Requirement: For this exercise, repeat all of the material verbatim apart from its images.

Recorded information:

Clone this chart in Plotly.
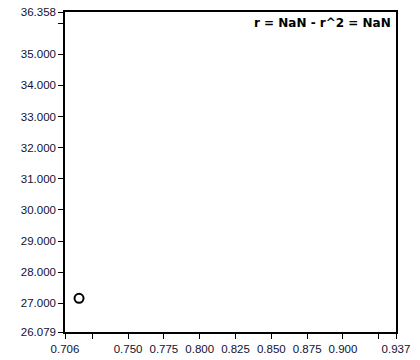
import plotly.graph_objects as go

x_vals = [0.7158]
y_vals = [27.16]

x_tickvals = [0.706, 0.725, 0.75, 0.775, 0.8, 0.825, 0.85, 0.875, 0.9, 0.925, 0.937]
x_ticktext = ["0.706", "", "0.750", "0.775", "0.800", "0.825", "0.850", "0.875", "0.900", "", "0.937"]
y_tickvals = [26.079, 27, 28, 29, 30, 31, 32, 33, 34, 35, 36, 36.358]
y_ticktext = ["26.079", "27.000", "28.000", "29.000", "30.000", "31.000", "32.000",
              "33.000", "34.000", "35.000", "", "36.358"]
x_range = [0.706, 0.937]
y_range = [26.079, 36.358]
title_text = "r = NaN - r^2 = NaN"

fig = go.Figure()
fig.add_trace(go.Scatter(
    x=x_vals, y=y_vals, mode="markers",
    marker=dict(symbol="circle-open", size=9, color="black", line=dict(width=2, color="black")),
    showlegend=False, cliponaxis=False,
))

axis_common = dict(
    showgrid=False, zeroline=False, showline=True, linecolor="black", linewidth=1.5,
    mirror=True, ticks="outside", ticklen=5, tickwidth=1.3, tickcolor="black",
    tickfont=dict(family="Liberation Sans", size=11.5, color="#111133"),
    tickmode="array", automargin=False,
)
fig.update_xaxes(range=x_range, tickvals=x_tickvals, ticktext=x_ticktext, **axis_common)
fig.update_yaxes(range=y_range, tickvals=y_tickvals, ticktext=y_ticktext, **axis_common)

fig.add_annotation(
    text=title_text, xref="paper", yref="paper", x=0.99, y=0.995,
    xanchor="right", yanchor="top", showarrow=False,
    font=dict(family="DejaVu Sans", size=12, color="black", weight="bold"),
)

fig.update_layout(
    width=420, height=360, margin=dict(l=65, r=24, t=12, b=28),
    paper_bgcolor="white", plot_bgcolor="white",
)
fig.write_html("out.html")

Task result:
Clone this chart in Plotly.
import plotly.graph_objects as go

x_vals = [0.7158]
y_vals = [27.16]

x_tickvals = [0.706, 0.725, 0.75, 0.775, 0.8, 0.825, 0.85, 0.875, 0.9, 0.925, 0.937]
x_ticktext = ["0.706", "", "0.750", "0.775", "0.800", "0.825", "0.850", "0.875", "0.900", "", "0.937"]
y_tickvals = [26.079, 27, 28, 29, 30, 31, 32, 33, 34, 35, 36, 36.358]
y_ticktext = ["26.079", "27.000", "28.000", "29.000", "30.000", "31.000", "32.000",
              "33.000", "34.000", "35.000", "", "36.358"]
x_range = [0.706, 0.937]
y_range = [26.079, 36.358]
title_text = "r = NaN - r^2 = NaN"

fig = go.Figure()
fig.add_trace(go.Scatter(
    x=x_vals, y=y_vals, mode="markers",
    marker=dict(symbol="circle-open", size=9, color="black", line=dict(width=2, color="black")),
    showlegend=False, cliponaxis=False,
))

axis_common = dict(
    showgrid=False, zeroline=False, showline=True, linecolor="black", linewidth=1.5,
    mirror=True, ticks="outside", ticklen=5, tickwidth=1.3, tickcolor="black",
    tickfont=dict(family="Liberation Sans", size=11.5, color="#111133"),
    tickmode="array", automargin=False,
)
fig.update_xaxes(range=x_range, tickvals=x_tickvals, ticktext=x_ticktext, **axis_common)
fig.update_yaxes(range=y_range, tickvals=y_tickvals, ticktext=y_ticktext, **axis_common)

fig.add_annotation(
    text=title_text, xref="paper", yref="paper", x=0.99, y=0.995,
    xanchor="right", yanchor="top", showarrow=False,
    font=dict(family="DejaVu Sans", size=12, color="black", weight="bold"),
)

fig.update_layout(
    width=420, height=360, margin=dict(l=65, r=24, t=12, b=28),
    paper_bgcolor="white", plot_bgcolor="white",
)
fig.write_html("out.html")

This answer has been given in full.